:: Supplied data
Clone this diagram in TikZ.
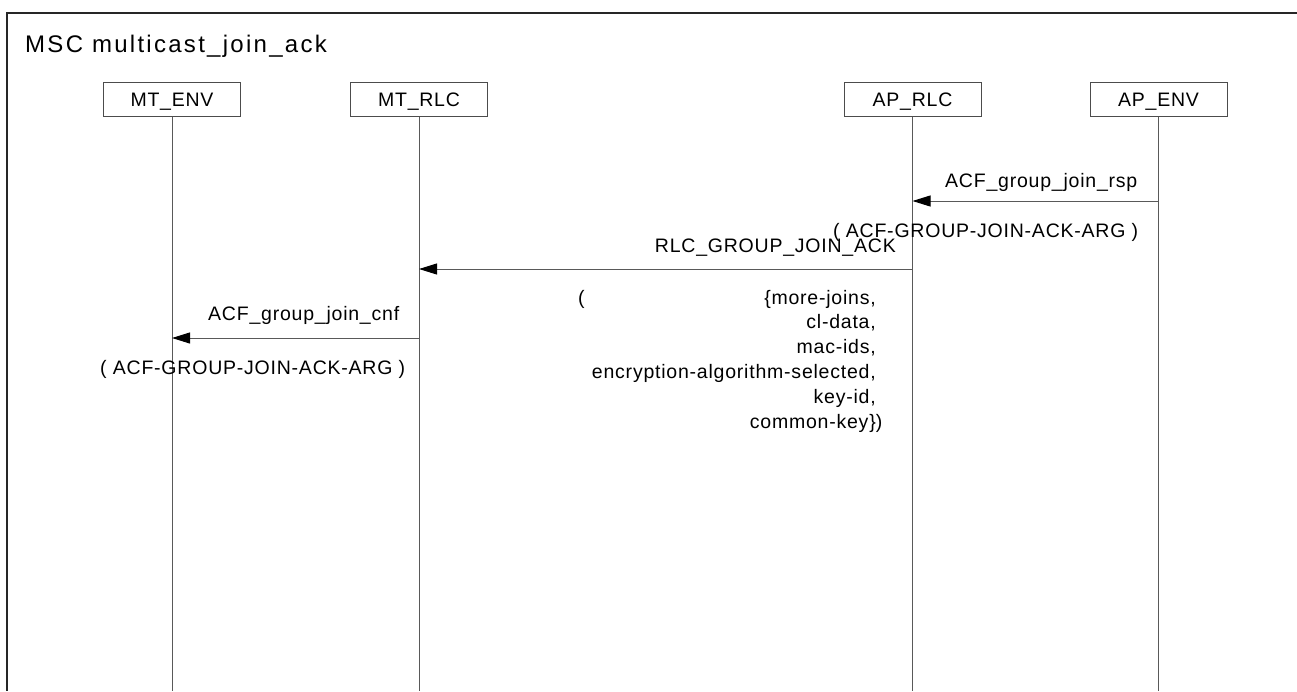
\documentclass[tikz,border=0pt]{standalone}
\usepackage{fontspec}
\setmainfont{Liberation Sans}
\newfontfamily\lblfont[LetterSpace=4]{Liberation Sans}
\newfontfamily\ttlfont[LetterSpace=9.5]{Liberation Sans}
\usetikzlibrary{arrows.meta}

\begin{document}
\begin{tikzpicture}[x=1pt,y=-1pt,
  lbl/.style={font=\lblfont\fontsize{19.5}{24.5}\selectfont, inner sep=0pt},
  lifebox/.style={draw=black!70, line width=1pt, minimum width=137pt, minimum height=34pt,
    inner sep=0pt, text height=14pt, text depth=0pt, font=\lblfont\fontsize{19.5}{24.5}\selectfont},
  life/.style={draw=black!65, line width=1pt},
  msg/.style={draw=black!65, line width=1pt, -{Triangle[length=18pt,width=11pt,color=black]}},
  frame/.style={draw=black!85, line width=1.5pt},
]
\useasboundingbox (0,0) rectangle (1297,691);

% frame
\coordinate (frTR) at (1297,13);
\coordinate (frTL) at (7,13);
\coordinate (frBL) at (7,691);
\draw[frame] (frTR) -- (frTL) -- (frBL);

\node[inner sep=0pt, anchor=base west, font=\ttlfont\fontsize{24}{28}\selectfont] (title) at (25,52) {MSC multicast\_join\_ack};

% instances
\node[lifebox] (mtenv) at (172,99) {MT\_ENV};
\node[lifebox] (mtrlc) at (419,99) {MT\_RLC};
\node[lifebox] (aprlc) at (912.5,99) {AP\_RLC};
\node[lifebox] (apenv) at (1158.5,99) {AP\_ENV};

\coordinate (mtenvE) at (172,691);
\coordinate (mtrlcE) at (419,691);
\coordinate (aprlcE) at (912.5,691);
\coordinate (apenvE) at (1158.5,691);

\draw[life] (mtenv.south) -- (mtenvE);
\draw[life] (mtrlc.south) -- (mtrlcE);
\draw[life] (aprlc.south) -- (aprlcE);
\draw[life] (apenv.south) -- (apenvE);

% message 1
\coordinate (m1s) at (1158.5,201);
\coordinate (m1e) at (912.5,201);
\draw[msg] (m1s) -- (m1e);
\node[lbl, anchor=base west] (m1lbl) at (945,187) {ACF\_group\_join\_rsp};
\node[lbl, anchor=base west] (m1par) at (833,237) {( ACF-GROUP-JOIN-ACK-ARG )};

% message 2
\coordinate (m2s) at (912.5,269);
\coordinate (m2e) at (419,269);
\draw[msg] (m2s) -- (m2e);
\node[lbl, anchor=base east] (m2lbl) at (896,252) {RLC\_GROUP\_JOIN\_ACK};
\node[lbl, anchor=base west] (m2open) at (578,304) {(};
\node[lbl, anchor=base east] (m2p1) at (876,304) {\{more-joins,};
\node[lbl, anchor=base east] (m2p2) at (876,328.8) {cl-data,};
\node[lbl, anchor=base east] (m2p3) at (876,353.6) {mac-ids,};
\node[lbl, anchor=base east] (m2p4) at (876,378.4) {encryption-algorithm-selected,};
\node[lbl, anchor=base east] (m2p5) at (876,403.2) {key-id,};
\node[lbl, anchor=base east] (m2p6) at (876,428) {common-key\}\rlap{)}};

% message 3
\coordinate (m3s) at (419,338);
\coordinate (m3e) at (172,338);
\draw[msg] (m3s) -- (m3e);
\node[lbl, anchor=base west] (m3lbl) at (208,320) {ACF\_group\_join\_cnf};
\node[lbl, anchor=base west] (m3par) at (100,374) {( ACF-GROUP-JOIN-ACK-ARG )};
\end{tikzpicture}
\end{document}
::::
### Job
In your copy, leave out the pictures and reproduce the material above exactly.

### Expected answer
Clone this diagram in TikZ.
\documentclass[tikz,border=0pt]{standalone}
\usepackage{fontspec}
\setmainfont{Liberation Sans}
\newfontfamily\lblfont[LetterSpace=4]{Liberation Sans}
\newfontfamily\ttlfont[LetterSpace=9.5]{Liberation Sans}
\usetikzlibrary{arrows.meta}

\begin{document}
\begin{tikzpicture}[x=1pt,y=-1pt,
  lbl/.style={font=\lblfont\fontsize{19.5}{24.5}\selectfont, inner sep=0pt},
  lifebox/.style={draw=black!70, line width=1pt, minimum width=137pt, minimum height=34pt,
    inner sep=0pt, text height=14pt, text depth=0pt, font=\lblfont\fontsize{19.5}{24.5}\selectfont},
  life/.style={draw=black!65, line width=1pt},
  msg/.style={draw=black!65, line width=1pt, -{Triangle[length=18pt,width=11pt,color=black]}},
  frame/.style={draw=black!85, line width=1.5pt},
]
\useasboundingbox (0,0) rectangle (1297,691);

% frame
\coordinate (frTR) at (1297,13);
\coordinate (frTL) at (7,13);
\coordinate (frBL) at (7,691);
\draw[frame] (frTR) -- (frTL) -- (frBL);

\node[inner sep=0pt, anchor=base west, font=\ttlfont\fontsize{24}{28}\selectfont] (title) at (25,52) {MSC multicast\_join\_ack};

% instances
\node[lifebox] (mtenv) at (172,99) {MT\_ENV};
\node[lifebox] (mtrlc) at (419,99) {MT\_RLC};
\node[lifebox] (aprlc) at (912.5,99) {AP\_RLC};
\node[lifebox] (apenv) at (1158.5,99) {AP\_ENV};

\coordinate (mtenvE) at (172,691);
\coordinate (mtrlcE) at (419,691);
\coordinate (aprlcE) at (912.5,691);
\coordinate (apenvE) at (1158.5,691);

\draw[life] (mtenv.south) -- (mtenvE);
\draw[life] (mtrlc.south) -- (mtrlcE);
\draw[life] (aprlc.south) -- (aprlcE);
\draw[life] (apenv.south) -- (apenvE);

% message 1
\coordinate (m1s) at (1158.5,201);
\coordinate (m1e) at (912.5,201);
\draw[msg] (m1s) -- (m1e);
\node[lbl, anchor=base west] (m1lbl) at (945,187) {ACF\_group\_join\_rsp};
\node[lbl, anchor=base west] (m1par) at (833,237) {( ACF-GROUP-JOIN-ACK-ARG )};

% message 2
\coordinate (m2s) at (912.5,269);
\coordinate (m2e) at (419,269);
\draw[msg] (m2s) -- (m2e);
\node[lbl, anchor=base east] (m2lbl) at (896,252) {RLC\_GROUP\_JOIN\_ACK};
\node[lbl, anchor=base west] (m2open) at (578,304) {(};
\node[lbl, anchor=base east] (m2p1) at (876,304) {\{more-joins,};
\node[lbl, anchor=base east] (m2p2) at (876,328.8) {cl-data,};
\node[lbl, anchor=base east] (m2p3) at (876,353.6) {mac-ids,};
\node[lbl, anchor=base east] (m2p4) at (876,378.4) {encryption-algorithm-selected,};
\node[lbl, anchor=base east] (m2p5) at (876,403.2) {key-id,};
\node[lbl, anchor=base east] (m2p6) at (876,428) {common-key\}\rlap{)}};

% message 3
\coordinate (m3s) at (419,338);
\coordinate (m3e) at (172,338);
\draw[msg] (m3s) -- (m3e);
\node[lbl, anchor=base west] (m3lbl) at (208,320) {ACF\_group\_join\_cnf};
\node[lbl, anchor=base west] (m3par) at (100,374) {( ACF-GROUP-JOIN-ACK-ARG )};
\end{tikzpicture}
\end{document}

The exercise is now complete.